Most professions require demonstrated proficiency in the practice for which an applicant seeks to become licensed. Medical doctors must hold degrees in medicine and pass state-licensing exams before they may deliver medical services to the public. Similar licensing requirements are imposed on lawyers, psychologists, architects, engineers and teachers, to name a few.
Most states also require licenses by those seeking to act as realtors or contractors, even cosmetologists. Each must pass a general proficiency test for their craft before being foisted on the general public. Some professions even require periodic re-examination and or mandatory continuing education in order for licensees to remain in good standing.
Such proof of relevant basic proficiency is not, however, required for those seeking federal elective office. Although one would think that such persons should possess fundamental knowledge of civics — how our system of government operates — such is not a legal requirement nor does it appear to be understood by many of those currently serving in leadership positions within our federal government.
Indeed, our federal Constitution contains no such qualifying requirement for congressional candidates or those seeking the office of president/vice president. (See U.S., Const., Art. I, §§ 2 and 3, cls. 2 and 3; Art. II, § 1, cl. 5; and 12th Amendment).
Yet, basic knowledge of our system’s democratic institutional organization, its powers and its limitations are compelled by law for those seeking citizenship through the naturalization process. Among the general requirements for naturalization are an ability to read, write, and speak basic English, have a basic understanding of U.S. history and government (civics), be a person of good moral character, and demonstrate an attachment to the principles and ideals of the U.S. Constitution.
A pocket study guide published by the Department of Homeland Security entitled “United States Citizenship and Immigration Services” (M-1122; 01/17) states: “When you naturalize, you agree to accept all of the responsibilities of becoming a U.S. citizen. You agree to support the United States, its Constitution, and its laws.”
That same publication includes 100 sample civics (history and government) questions and answers for a candidate to review in preparation for the naturalization test. The civics portion of the test is an oral exam during which each applicant is asked up to 10 of those 100 civics questions.
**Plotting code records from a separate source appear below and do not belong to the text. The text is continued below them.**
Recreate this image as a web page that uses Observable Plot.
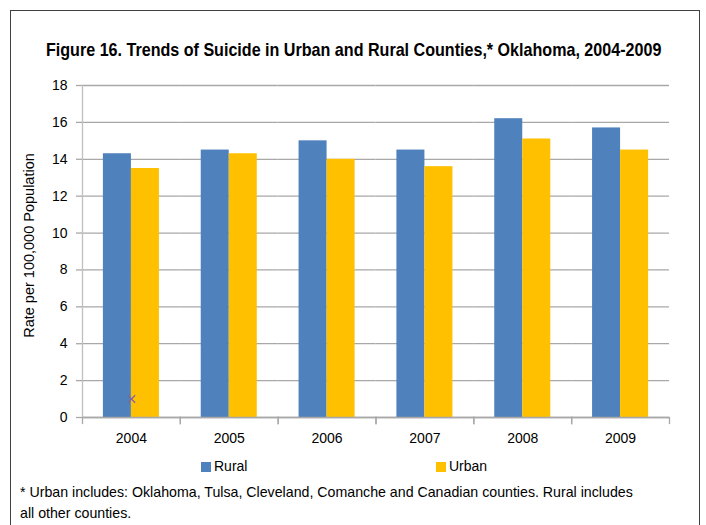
<!DOCTYPE html>
<html><head><meta charset="utf-8">
<script src="https://cdn.jsdelivr.net/npm/d3@7"></script>
<script src="https://cdn.jsdelivr.net/npm/@observablehq/plot@0.6"></script>
<style>
body{margin:0;background:#fff;}
#wrap{position:relative;width:706px;height:525px;overflow:hidden;background:#fff;font-family:"Liberation Sans",Arial,sans-serif;color:#000;}
#border{position:absolute;left:10px;top:10px;width:688px;height:540px;border:1px solid #404040;}
#title{position:absolute;left:0;width:706px;top:38px;text-align:center;font-weight:bold;font-size:18.5px;line-height:24px;white-space:nowrap;}
#title span{display:inline-block;transform:scaleX(0.87);transform-origin:center;}
#chart{position:absolute;left:0;top:70px;}
.leg{position:absolute;top:456px;font-size:14px;line-height:20px;white-space:nowrap;}
.sw{display:inline-block;width:10px;height:10px;margin-right:3px;vertical-align:-1px;}
#note{position:absolute;left:20px;top:482px;font-size:14.2px;line-height:21px;white-space:nowrap;}
</style></head>
<body>
<div id="wrap">
<div id="border"></div>
<div id="title"><span></span></div>
<div id="chart"></div>
<div id="legend"></div>
<div id="note"></div>
</div>
<script>
const titleText = "Figure 16. Trends of Suicide in Urban and Rural Counties,* Oklahoma, 2004-2009";
const yLabel = "Rate per 100,000 Population";
const noteLines = ["* Urban includes: Oklahoma, Tulsa, Cleveland, Comanche and Canadian counties. Rural includes", "all other counties."];
const years = ["2004","2005","2006","2007","2008","2009"];
const series = ["Rural","Urban"];
const rural = [14.3,14.5,15.0,14.5,16.2,15.7];
const urban = [13.5,14.3,14.0,13.6,15.1,14.5];
const colors = ["#4F81BD","#FFC000"];
const yTicks = [0,2,4,6,8,10,12,14,16,18];
const strayMarker = [{year:"2004", value:1.0}];

document.querySelector("#title span").textContent = titleText;
document.getElementById("note").innerHTML = noteLines.join("<br>");

const data = years.flatMap((y,i)=>[
  {year:y, series:"Rural", value:rural[i]},
  {year:y, series:"Urban", value:urban[i]}
]);

const W = 706, H = 380, mT = 15, mB = 33, mL = 82, mR = 37;
const innerH = H - mT - mB;
const font = '"Liberation Sans",Arial,sans-serif';
const gridColor = "#A8A8A8";

const chart = Plot.plot({
  width: W, height: H,
  marginTop: mT, marginBottom: mB, marginLeft: mL, marginRight: mR,
  style: {fontFamily: font, fontSize: "14px", color: "#000", background: "transparent"},
  fx: {domain: years, padding: 0, round: false, label: null},
  x: {domain: series, paddingInner: 0, paddingOuter: 0.746, round: false, axis: null},
  y: {domain: [0,18], label: null},
  color: {domain: series, range: colors},
  marks: [
    Plot.gridY(yTicks, {stroke: gridColor, strokeOpacity: 1, strokeWidth: 1.3}),
    Plot.barY(data, {fx: "year", x: "series", y: "value", fill: "series"}),
    Plot.dot(strayMarker, {fx: "year", y: "value", symbol: "times", r: 3.5, stroke: "#8064A2", strokeWidth: 1.3}),
    Plot.ruleY([0], {stroke: gridColor, strokeWidth: 1.3}),
    Plot.frame({anchor: "left", facetAnchor: "left", stroke: "#BFBFBF", strokeWidth: 1.3}),
    Plot.frame({anchor: "left", insetTop: innerH, insetBottom: -6, stroke: gridColor, strokeWidth: 1.3}),
    Plot.frame({anchor: "right", insetTop: innerH, insetBottom: -6, stroke: gridColor, strokeWidth: 1.3}),
    Plot.axisY(yTicks, {tickSize: 6, tickPadding: 9, label: null, stroke: gridColor, strokeWidth: 1.3, fill: "#000"}),
    Plot.axisFx({anchor: "bottom", tickSize: 0, tickPadding: 16, label: null, fill: "#000"}),
    Plot.text([yLabel], {facetAnchor: "left", frameAnchor: "left", textAnchor: "middle", rotate: -90, dx: -53, dy: -6, text: d => d, fontSize: 14.5, fill: "#000"})
  ]
});
document.getElementById("chart").appendChild(chart);

const legend = document.getElementById("legend");
const legX = [201, 436];
series.forEach((s,i)=>{
  const d = document.createElement("div");
  d.className = "leg";
  d.style.left = legX[i] + "px";
  d.innerHTML = `<span class="sw" style="background:${colors[i]}"></span>${s}`;
  legend.appendChild(d);
});
</script>
</body></html>
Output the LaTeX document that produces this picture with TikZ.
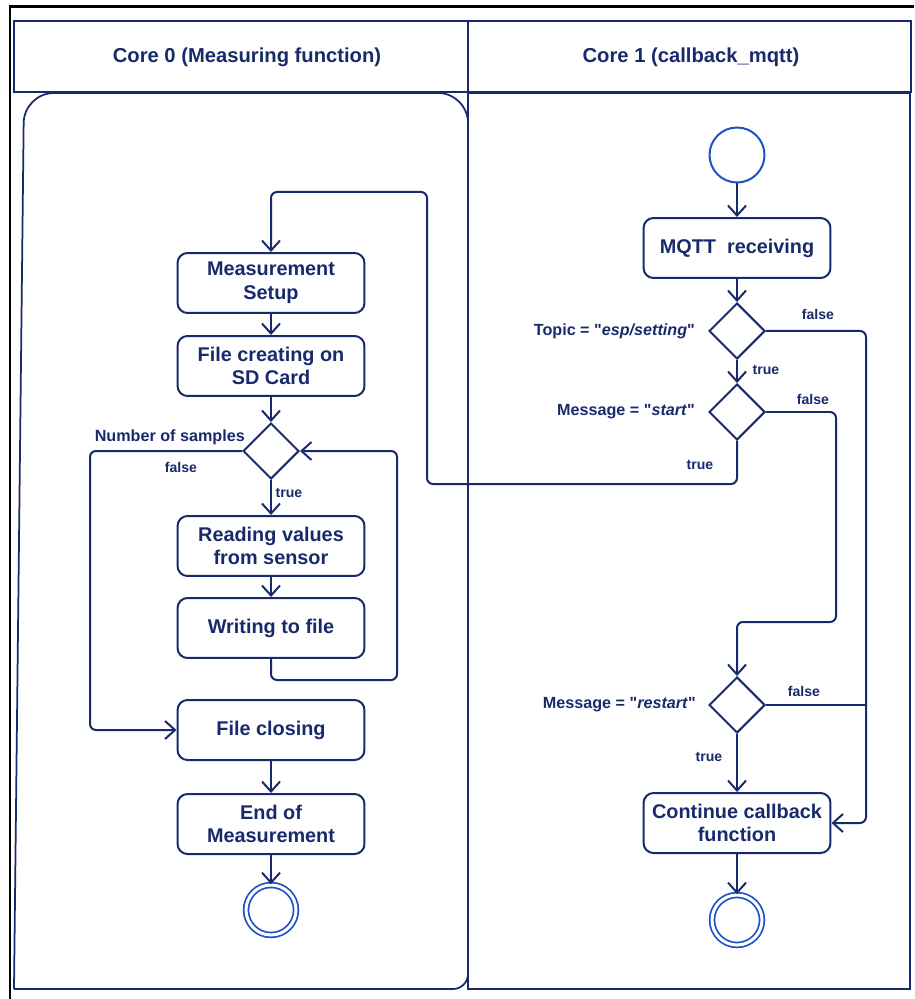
\documentclass[tikz,border=0pt]{standalone}
\usepackage{fontspec}
\setmainfont{Liberation Sans}
\usepackage{xcolor}
\usepackage{tikz}
\usetikzlibrary{arrows.meta,positioning,shapes.geometric,calc}
\definecolor{navy}{RGB}{24,42,108}
\definecolor{ringblue}{RGB}{30,80,200}

\begin{document}
\begin{tikzpicture}[x=0.02cm,y=-0.02cm,
    every node/.style={text=navy,font=\bfseries\fontsize{11.3}{13.5}\selectfont},
    action/.style  ={rectangle,rounded corners=2mm,draw=navy,line width=0.4mm,
                     minimum width=3.74cm,minimum height=1.2cm,
                     inner sep=1pt,align=center},
    decision/.style={diamond,draw=navy,line width=0.4mm,
                     minimum size=1.12cm,inner sep=0pt},
    startdot/.style={circle,draw=ringblue,line width=0.4mm,minimum size=1.1cm},
    enddot/.style  ={circle,draw=ringblue,line width=0.35mm,
                     double=white,double distance=0.6mm,minimum size=1.0cm},
    header/.style  ={font=\bfseries\fontsize{11.5}{13.5}\selectfont},
    cond/.style    ={anchor=east,font=\bfseries\fontsize{9.2}{11}\selectfont},
    guard/.style   ={font=\bfseries\fontsize{8}{9.6}\selectfont},
    lane/.style    ={draw=navy,line width=0.35mm},
    flow/.style    ={draw=navy,line width=0.4mm,rounded corners=1.2mm,
                     -{Straight Barb[length=2mm,width=3.6mm]}},
    link/.style    ={draw=navy,line width=0.4mm,rounded corners=1.2mm},
  ]
  \useasboundingbox (0,0) rectangle (914,999);

  % --- frame and swimlanes ---
  \draw[black,line width=0.6mm] (10,999) -- (10,7) -- (914,7);
  \draw[lane] (14,21) rectangle (911,92);
  \draw[lane] (468,21) -- (468,92);
  \node[header] (h0) at (247,57) {Core 0 (Measuring function)};
  \node[header] (h1) at (691,57) {Core 1 (callback\_mqtt)};
  \draw[lane,rounded corners=6mm] (14,989) -- (24,93) -- (468,93) -- (468,940);
  \draw[lane,rounded corners=3mm] (468,900) -- (468,989) -- (14,989);
  \draw[lane] (468,93) rectangle (910,989);

  % --- core 0 ---
  \node[action]   (setup)  at (271,283) {Measurement\\Setup};
  \node[action]   (create) at (271,366) {File creating on\\SD Card};
  \node[decision] (nsamp)  at (271,451) {};
  \node[action]   (read)   at (271,546) {Reading values\\from sensor};
  \node[action]   (write)  at (271,628) {Writing to file};
  \node[action]   (close)  at (271,730) {File closing};
  \node[action]   (stop)   at (271,824) {End of\\Measurement};
  \node[enddot]   (end0)   at (271,910) {};

  \node[cond]  (lnsamp) at (251,437) {Number of samples};
  \node[guard] (gf0)    at (181,467) {false};
  \node[guard] (gt0)    at (289,493) {true};

  \coordinate (w1) at (397,680);
  \coordinate (f1) at (90,600);

  \draw[flow] (setup)  -- (create);
  \draw[flow] (create) -- (nsamp);
  \draw[flow] (nsamp)  -- (read);
  \draw[flow] (read)   -- (write);
  \draw[flow] (write.south) |- (w1) |- (nsamp.east);
  \draw[flow] (nsamp.west) -| (f1) |- (close.west);
  \draw[flow] (close)  -- (stop);
  \draw[flow] (stop)   -- (end0);

  % --- core 1 ---
  \node[startdot] (init)     at (737,155) {};
  \node[action]   (mqtt)     at (737,248) {MQTT\ \ receiving};
  \node[decision] (dtopic)   at (737,331) {};
  \node[decision] (dstart)   at (737,412) {};
  \node[decision] (drestart) at (737,705) {};
  \node[action]   (cont)     at (737,823) {Continue callback\\function};
  \node[enddot]   (end1)     at (737,920) {};

  \node[cond]  (ltopic)   at (701,331) {Topic = \textquotedbl\textit{esp/setting}\textquotedbl};
  \node[cond]  (lstart)   at (701,412) {Message = \textquotedbl\textit{start}\textquotedbl};
  \node[cond]  (lrestart) at (702,705) {Message = \textquotedbl\textit{restart}\textquotedbl};
  \node[guard] (gf1) at (818,314) {false};
  \node[guard] (gt1) at (766,370) {true};
  \node[guard] (gf2) at (813,399) {false};
  \node[guard] (gt2) at (700,465) {true};
  \node[guard] (gf3) at (804,691) {false};
  \node[guard] (gt3) at (709,757) {true};

  \coordinate (t1) at (866,500);
  \coordinate (s1) at (836,622);
  \coordinate (r1) at (427,484);
  \coordinate (r2) at (427,192);

  \draw[flow] (init)   -- (mqtt);
  \draw[flow] (mqtt)   -- (dtopic);
  \draw[flow] (dtopic) -- (dstart);
  \draw[flow] (dtopic.east) -| (t1) |- (cont.east);
  \draw[flow] (dstart.east) -| (s1) -| (drestart.north);
  \draw[flow] (dstart.south) |- (r1) -- (r2) -| (setup.north);
  \draw[link] (drestart.east) -- (drestart.east -| t1);
  \draw[flow] (drestart) -- (cont);
  \draw[flow] (cont)     -- (end1);
\end{tikzpicture}
\end{document}
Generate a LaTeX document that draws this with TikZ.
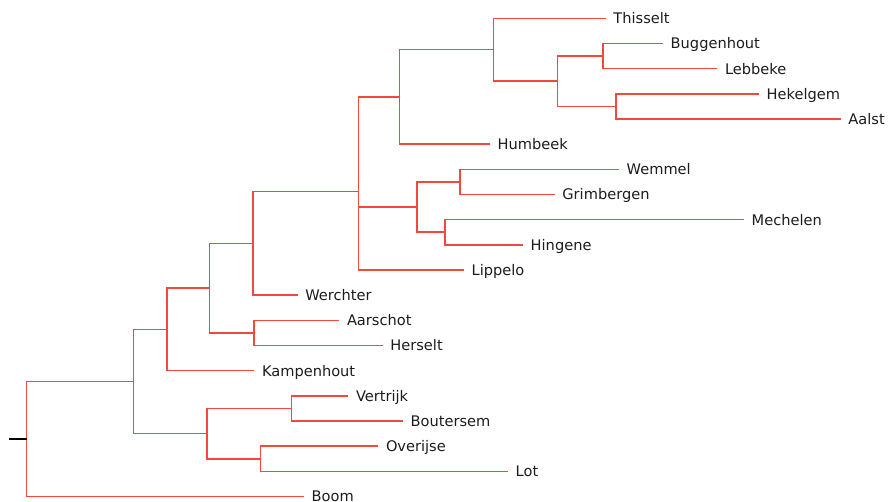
\documentclass[tikz,border=0pt]{standalone}
\usepackage{fontspec}
\setmainfont{DejaVu Sans}
\usepackage{xcolor}
\usepackage{tikz}
\usetikzlibrary{positioning, calc}
\definecolor{treered}{RGB}{242, 72, 62}
\definecolor{labelgray}{RGB}{28, 28, 28}

\begin{document}
\begin{tikzpicture}[x=1pt, y=-1pt,
    leaf/.style={anchor=west, inner xsep=7.5pt, inner ysep=0pt, text height=10.8pt, text depth=0pt, font=\fontsize{14.6}{17}\selectfont, text=labelgray},
    branch/.style={draw=treered, line width=1.5pt},
    stem/.style={draw=black, line width=1.5pt}
]
    \useasboundingbox (0,0) rectangle (888,501);

    % Leaves
    \node[leaf] (thisselt)   at (605.7, 18.3)  {Thisselt};
    \node[leaf] (buggenhout) at (663.0, 43.5)  {Buggenhout};
    \node[leaf] (lebbeke)    at (717.3, 68.6)  {Lebbeke};
    \node[leaf] (hekelgem)   at (759.0, 93.8)  {Hekelgem};
    \node[leaf] (aalst)      at (840.7, 119.0) {Aalst};
    \node[leaf] (humbeek)    at (490.0, 144.2) {Humbeek};
    \node[leaf] (wemmel)     at (619.0, 169.3) {Wemmel};
    \node[leaf] (grimbergen) at (554.7, 194.5) {Grimbergen};
    \node[leaf] (mechelen)   at (744.0, 219.7) {Mechelen};
    \node[leaf] (hingene)    at (523.0, 244.8) {Hingene};
    \node[leaf] (lippelo)    at (464.0, 270.0) {Lippelo};
    \node[leaf] (werchter)   at (297.7, 295.2) {Werchter};
    \node[leaf] (aarschot)   at (339.3, 320.3) {Aarschot};
    \node[leaf] (herselt)    at (382.7, 345.5) {Herselt};
    \node[leaf] (kampenhout) at (254.3, 370.7) {Kampenhout};
    \node[leaf] (vertrijk)   at (348.3, 395.9) {Vertrijk};
    \node[leaf] (boutersem)  at (403.0, 421.0) {Boutersem};
    \node[leaf] (overijse)   at (378.3, 446.2) {Overijse};
    \node[leaf] (lot)        at (508.0, 471.4) {Lot};
    \node[leaf] (boom)       at (304.0, 496.5) {Boom};

    % Internal nodes
    \coordinate (n_bl)  at (603.0, 56.1);
    \coordinate (n_ha)  at (616.0, 106.4);
    \coordinate (n_blha) at (557.3, 81.2);
    \coordinate (n_th)  at (493.3, 49.7);
    \coordinate (n_hu)  at (399.7, 97.0);
    \coordinate (n_wg)  at (460.0, 181.9);
    \coordinate (n_mh)  at (445.0, 232.2);
    \coordinate (n_wm)  at (417.0, 207.0);
    \coordinate (n_li)  at (358.3, 191.3);
    \coordinate (n_we)  at (253.0, 243.3);
    \coordinate (n_ah)  at (254.0, 332.9);
    \coordinate (n_wa)  at (209.7, 288.1);
    \coordinate (n_ka)  at (167.0, 329.4);
    \coordinate (n_vb)  at (291.7, 408.5);
    \coordinate (n_ol)  at (260.7, 458.8);
    \coordinate (n_vo)  at (207.0, 433.6);
    \coordinate (n_top) at (133.7, 381.5);
    \coordinate (root)  at (26.7, 439.0);
    \coordinate (stub)  at (9.0, 439.0);

    % Branches
    \draw[branch] (n_bl) |- (buggenhout.west);
    \draw[branch] (n_bl) |- (lebbeke.west);
    \draw[branch] (n_ha) |- (hekelgem.west);
    \draw[branch] (n_ha) |- (aalst.west);
    \draw[branch] (n_blha) |- (n_bl);
    \draw[branch] (n_blha) |- (n_ha);
    \draw[branch] (n_th) |- (thisselt.west);
    \draw[branch] (n_th) |- (n_blha);
    \draw[branch] (n_hu) |- (n_th);
    \draw[branch] (n_hu) |- (humbeek.west);
    \draw[branch] (n_wg) |- (wemmel.west);
    \draw[branch] (n_wg) |- (grimbergen.west);
    \draw[branch] (n_mh) |- (mechelen.west);
    \draw[branch] (n_mh) |- (hingene.west);
    \draw[branch] (n_wm) |- (n_wg);
    \draw[branch] (n_wm) |- (n_mh);
    \draw[branch] (n_li) |- (n_hu);
    \draw[branch] (n_li) |- (n_wm);
    \draw[branch] (n_li) |- (lippelo.west);
    \draw[branch] (n_we) |- (n_li);
    \draw[branch] (n_we) |- (werchter.west);
    \draw[branch] (n_ah) |- (aarschot.west);
    \draw[branch] (n_ah) |- (herselt.west);
    \draw[branch] (n_wa) |- (n_we);
    \draw[branch] (n_wa) |- (n_ah);
    \draw[branch] (n_ka) |- (n_wa);
    \draw[branch] (n_ka) |- (kampenhout.west);
    \draw[branch] (n_vb) |- (vertrijk.west);
    \draw[branch] (n_vb) |- (boutersem.west);
    \draw[branch] (n_ol) |- (overijse.west);
    \draw[branch] (n_ol) |- (lot.west);
    \draw[branch] (n_vo) |- (n_vb);
    \draw[branch] (n_vo) |- (n_ol);
    \draw[branch] (n_top) |- (n_ka);
    \draw[branch] (n_top) |- (n_vo);
    \draw[branch] (root) |- (n_top);
    \draw[branch] (root) |- (boom.west);

    % Root stub
    \draw[stem] (stub) -- (root);
\end{tikzpicture}
\end{document}
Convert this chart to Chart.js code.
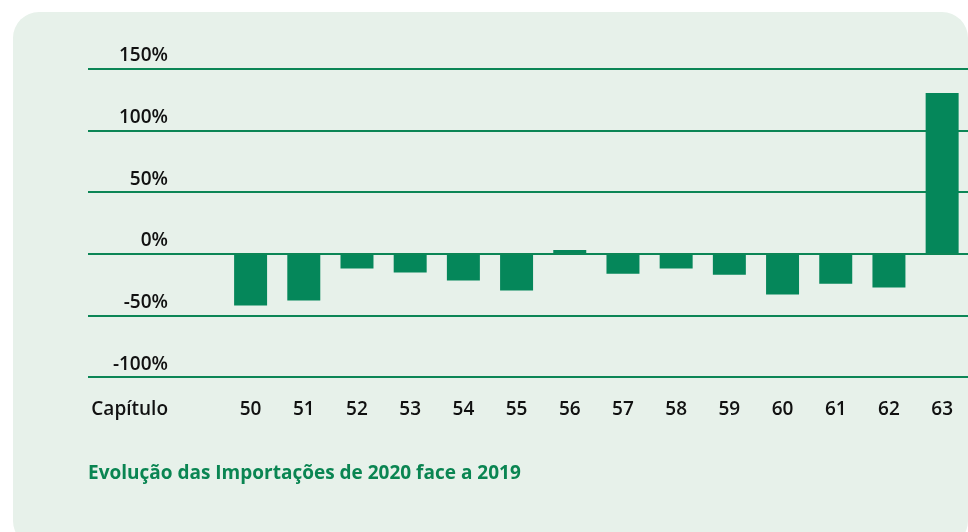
<!DOCTYPE html>
<html>
<head>
<meta charset="utf-8">
<script src="https://cdn.jsdelivr.net/npm/chart.js@4"></script>
<style>
  html, body { margin: 0; padding: 0; background: #ffffff; width: 968px; height: 532px; overflow: hidden; }
  #panel { position: absolute; left: 13px; top: 12px; width: 955px; height: 535px; background: #e7f1ea; border-radius: 26px; }
  #wrap { position: absolute; left: 0; top: 0; width: 968px; height: 532px; overflow: hidden; }
</style>
</head>
<body>
<div id="panel"></div>
<div id="wrap"><canvas id="c" width="974" height="532"></canvas></div>
<script>
const categories = ['50','51','52','53','54','55','56','57','58','59','60','61','62','63'];
const values = [-41.7, -37.6, -11.8, -15.0, -21.5, -29.6, 3.2, -15.9, -11.8, -16.7, -32.8, -24.0, -27.2, 130.6];
const yTicks = [-100, -50, 0, 50, 100, 150];
const categoryAxisLabel = 'Capítulo';
const chartTitle = 'Evolução das Importações de 2020 face a 2019';

const GREEN = '#05875a';
const LINE = '#0c8656';
const FONT = '"Open Sans", sans-serif';
const TICK_SIZE = 19;
const TICK_WEIGHT = 600;
const X_PAD = 21;

const capituloPlugin = {
  id: 'capitulo',
  afterDraw(chart) {
    const ctx = chart.ctx;
    const xs = chart.scales.x;
    ctx.save();
    ctx.font = TICK_WEIGHT + ' ' + TICK_SIZE + 'px ' + FONT;
    ctx.fillStyle = '#111111';
    ctx.textAlign = 'right';
    ctx.textBaseline = 'middle';
    ctx.fillText(categoryAxisLabel, 168, xs.top + X_PAD + TICK_SIZE * 1.2 / 2);
    ctx.restore();
  }
};

new Chart(document.getElementById('c'), {
  type: 'bar',
  data: {
    labels: categories,
    datasets: [{
      data: values,
      backgroundColor: GREEN,
      borderWidth: 0,
      barPercentage: 0.62,
      categoryPercentage: 1.0
    }]
  },
  options: {
    responsive: false,
    animation: false,
    devicePixelRatio: 1,
    layout: { padding: { left: 88, right: 0, top: 69, bottom: 0 } },
    plugins: {
      legend: { display: false },
      tooltip: { enabled: false },
      title: {
        display: true,
        text: chartTitle,
        position: 'bottom',
        align: 'start',
        color: '#0a8552',
        font: { family: FONT, size: 19, weight: 'bold' },
        padding: { top: 20, bottom: 47 }
      }
    },
    scales: {
      x: {
        grid: { display: false, drawTicks: false },
        border: { display: false },
        ticks: { color: '#111111', font: { family: FONT, size: TICK_SIZE, weight: TICK_WEIGHT }, padding: X_PAD, maxRotation: 0, autoSkip: false }
      },
      y: {
        min: -100,
        max: 150,
        afterBuildTicks(scale) { scale.ticks = yTicks.map(v => ({ value: v })); },
        afterFit(scale) { scale.width = 136; },
        grid: { color: LINE, lineWidth: 2, drawTicks: true, tickLength: 136 },
        border: { display: false },
        ticks: {
          color: '#111111',
          font: { family: FONT, size: TICK_SIZE, weight: TICK_WEIGHT },
          padding: -80,
          labelOffset: -13,
          callback: v => v + '%'
        }
      }
    }
  },
  plugins: [capituloPlugin]
});
</script>
</body>
</html>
It would seem reasonable to expect candidates for public office to demonstrate similar proficiencies before seeking positions of public trust, positions which grant them extraordinary powers.
Each of us should test ourselves on those same subject areas as is required of those who wish to become United States citizens. Then consider, as a modest proposal, amending our Constitution so as to require similar proficiencies from those who aspire to elective federal public office.
Edward H. Schulman is an attorney in Kailua-Kona.